Xo Dang people live in clusters of houses built close together, sharing water gutters. A village elder handles daily communal matters and is the most respected person in the community. In certain places, extended families live together in a long house but there’s a growing tendency towards nuclear families. Xo Dang people don’t observe family names but do take A as the prefix for a man’s name like Anhong, and Y for a woman’s name like Yhen. Young people choose their spouses at will and after a simple wedding ceremony the couple rotate living with their in-laws.
Among traditional rituals of the Xo Dang people, buffalo slaughtering is the most sacred one attracting large numbers of people. Xo Dang people enjoy singing, dancing, playing gongs and cymbals, flutes and other musical instruments, and telling stories. Xo Dang men are good at martial arts, architecture and painting. They scribe unique designs in the communal house or the pole of "neu", an essential decorative object of highly religious significance during the buffalo slaughtering ritual.
The communal house of Xo Dang people has the roof shaped like a giant sail or an axe facing the sky. The communal house is made from wood and locally available plants which are fixed and noosed together without nails.
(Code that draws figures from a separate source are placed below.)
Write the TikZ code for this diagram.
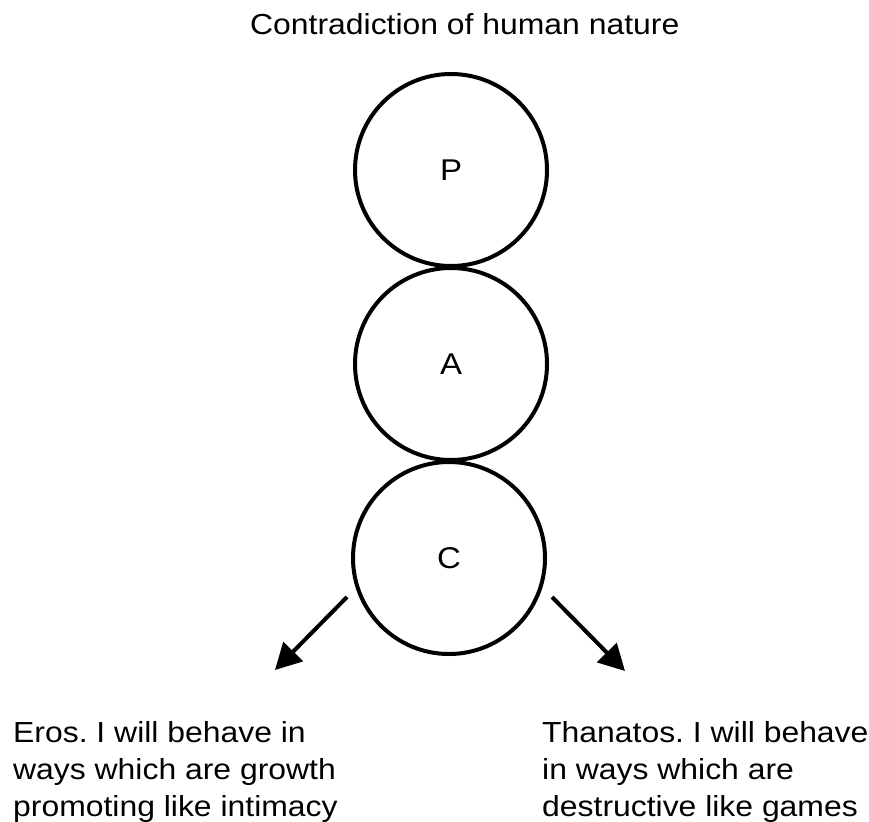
\documentclass[tikz,border=0pt]{standalone}
\usepackage{fontspec}
\setmainfont[FakeStretch=1.1]{Liberation Sans}
\usetikzlibrary{arrows.meta}
\frenchspacing
\begin{document}
\begin{tikzpicture}[x=1pt,y=-1pt,
  ring/.style={circle, draw, line width=4pt, minimum size=192pt, inner sep=0pt,
    font=\fontsize{30}{34}\selectfont},
  branch/.style={line width=4pt, -{Triangle[length=26pt,width=27pt]}},
  caption/.style={inner sep=0pt, align=left, anchor=north west,
    font=\fontsize{29}{37}\selectfont},
  heading/.style={inner sep=0pt, anchor=base west, font=\fontsize{29}{34}\selectfont}]
  \useasboundingbox (0,0) rectangle (869,821);

  \node[heading] (title) at (250,35) {Contradiction of human nature};

  % the three stacked circles
  \node[ring] (P) at (451,170) {P};
  \node[ring] (A) at (451,364) {A};
  \node[ring] (C) at (449,558) {C};

  % branches leaving the lowest circle
  \coordinate (lstart) at (347,597);
  \coordinate (rstart) at (552,597);
  \coordinate (ltip) at (275,670);
  \coordinate (rtip) at (625,671);
  \draw[branch] (lstart) -- (ltip);
  \draw[branch] (rstart) -- (rtip);

  % the two outcomes
  \node[caption] (eros) at (13,721) {Eros. I will behave in\\ways which are growth\\promoting like intimacy};
  \node[caption] (thanatos) at (542,721) {Thanatos. I will behave\\in ways which are\\destructive like games};
\end{tikzpicture}
\end{document}
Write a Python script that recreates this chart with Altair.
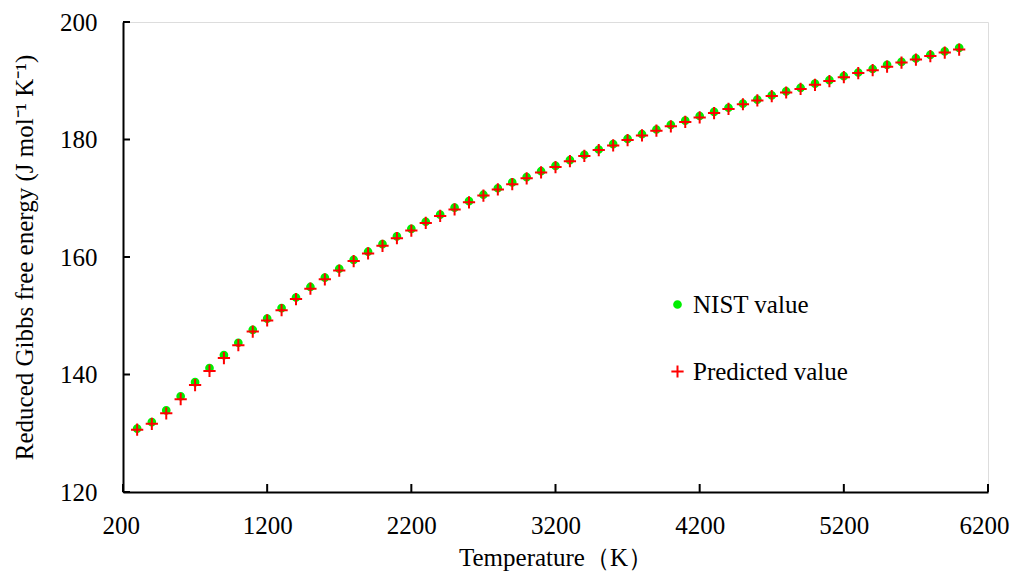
import altair as alt
import pandas as pd

temps = [298.15, 400, 500, 600, 700, 800, 900, 1000, 1100, 1200, 1300, 1400, 1500,
         1600, 1700, 1800, 1900, 2000, 2100, 2200, 2300, 2400, 2500, 2600, 2700,
         2800, 2900, 3000, 3100, 3200, 3300, 3400, 3500, 3600, 3700, 3800, 3900,
         4000, 4100, 4200, 4300, 4400, 4500, 4600, 4700, 4800, 4900, 5000, 5100,
         5200, 5300, 5400, 5500, 5600, 5700, 5800, 5900, 6000]

nist_values = [130.8, 131.9, 133.9, 136.3, 138.7, 141.1, 143.3, 145.4, 147.6, 149.5,
               151.3, 153.1, 154.9, 156.5, 158.0, 159.5, 160.9, 162.2, 163.5, 164.8,
               166.0, 167.2, 168.4, 169.5, 170.6, 171.7, 172.7, 173.6, 174.6, 175.5,
               176.5, 177.4, 178.3, 179.2, 180.1, 180.9, 181.7, 182.5, 183.2, 184.0,
               184.7, 185.4, 186.1, 186.8, 187.5, 188.2, 188.8, 189.5, 190.1, 190.8,
               191.4, 192.0, 192.7, 193.2, 193.8, 194.4, 195.0, 195.6]

predicted_values = [130.6, 131.6, 133.4, 135.8, 138.2, 140.6, 142.8, 145.0, 147.3, 149.2,
                    150.95, 152.85, 154.6, 156.2, 157.7, 159.3, 160.6, 161.9, 163.2, 164.5,
                    165.8, 167.0, 168.1, 169.3, 170.45, 171.5, 172.4, 173.4, 174.4, 175.3,
                    176.3, 177.2, 178.2, 179.0, 179.9, 180.7, 181.5, 182.25, 183.0, 183.75,
                    184.5, 185.2, 186.0, 186.65, 187.4, 188.0, 188.6, 189.3, 189.95, 190.6,
                    191.3, 191.8, 192.4, 193.1, 193.6, 194.2, 194.8, 195.3]

series_names = ["NIST value", "Predicted value"]
x_ticks = [200, 1200, 2200, 3200, 4200, 5200, 6200]
y_ticks = [120, 140, 160, 180, 200]

FONT = "Liberation Serif"
FS = 25
W, H = 865, 470

rows = []
for t, v in zip(temps, nist_values):
    rows.append({"T": t, "G": v, "series": series_names[0]})
for t, v in zip(temps, predicted_values):
    rows.append({"T": t, "G": v, "series": series_names[1]})
df = pd.DataFrame(rows)
df["order"] = range(len(df))

x_scale = alt.Scale(domain=[200, 6200], nice=False, zero=False)
y_scale = alt.Scale(domain=[120, 200], nice=False, zero=False)

x_axis = alt.Axis(values=x_ticks, format="d", title="Temperature（K）", grid=False, ticks=False,
                  labelFont=FONT, labelFontSize=FS, labelColor="black", labelPadding=21,
                  labelFlush=True, labelFlushOffset=21, labelOverlap=False,
                  titleFont=FONT, titleFontSize=FS, titleFontWeight="normal", titleColor="black",
                  titleX=W / 2, titleY=73, titleBaseline="alphabetic", titleAlign="center",
                  domainColor="black", domainWidth=2)
y_axis = alt.Axis(values=y_ticks, format="d", title="Reduced Gibbs free energy (J mol⁻¹ K⁻¹)",
                  grid=False, ticks=False, labelFont=FONT, labelFontSize=FS, labelColor="black",
                  labelPadding=26, labelFlush=False, labelOverlap=False,
                  titleFont=FONT, titleFontSize=FS, titleFontWeight="normal", titleColor="black",
                  titleX=-99, titleY=H / 2, titleAlign="center", titleBaseline="middle",
                  titleAngle=-90, domainColor="black", domainWidth=2)

cross = "M-1,0H1M0,-1V1"
legend = alt.Legend(title=None, orient="none", legendX=542, legendY=270,
                    labelFont=FONT, labelFontSize=FS, labelColor="black", labelOffset=3,
                    rowPadding=41, symbolStrokeWidth=2)

points = alt.Chart(df).mark_point(strokeWidth=2, opacity=1).encode(
    x=alt.X("T:Q", scale=x_scale, axis=x_axis),
    y=alt.Y("G:Q", scale=y_scale, axis=y_axis),
    shape=alt.Shape("series:N", scale=alt.Scale(domain=series_names, range=["circle", cross]), legend=legend),
    stroke=alt.Stroke("series:N", scale=alt.Scale(domain=series_names, range=["#00ee00", "#ff0000"]), legend=legend),
    fill=alt.Fill("series:N", scale=alt.Scale(domain=series_names, range=["#00ee00", "transparent"]), legend=legend),
    size=alt.Size("series:N", scale=alt.Scale(domain=series_names, range=[45, 150]), legend=legend),
    order=alt.Order("order:Q"),
)

xt = alt.Chart(pd.DataFrame({"T": x_ticks})).mark_rule(color="black", strokeWidth=2).encode(
    x=alt.X("T:Q", scale=x_scale), y=alt.value(H), y2=alt.value(H - 8))
yt = alt.Chart(pd.DataFrame({"G": y_ticks})).mark_rule(color="black", strokeWidth=2).encode(
    y=alt.Y("G:Q", scale=y_scale), x=alt.value(0), x2=alt.value(7))

chart = alt.layer(points, xt, yt).properties(
    width=W, height=H,
    autosize=alt.AutoSizeParams(type="none"),
    padding={"left": 115, "top": 14, "right": 22, "bottom": 80},
).configure_view(stroke=None).configure(background="white")

chart.save("out.html", embed_options={"renderer": "svg", "actions": False})
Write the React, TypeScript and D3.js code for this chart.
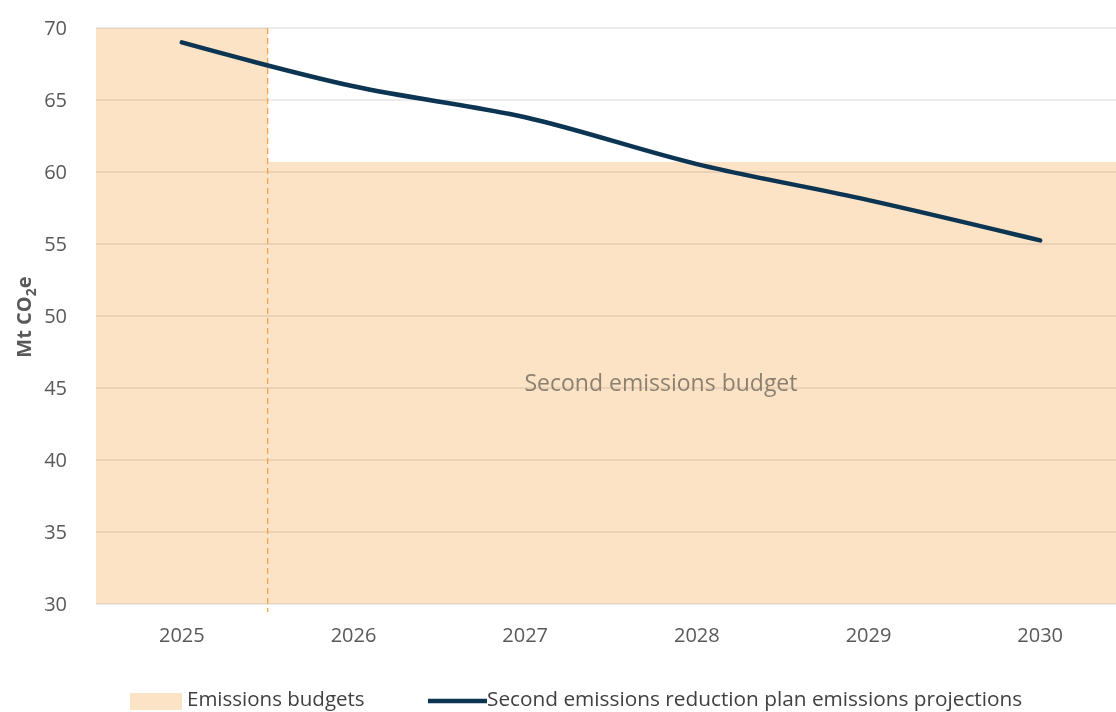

Cultural and other common activities are held here.
Like all other ethnic groups, Xo Dang people have received strong support and assistance from the government. Many projects for healthcare, electricity, safe drinking water, and cultural development, have contributed to improving their material and spiritual life. Local adults and children are happy to go to school and continue studying. Many currently hold key positions in provincial agencies.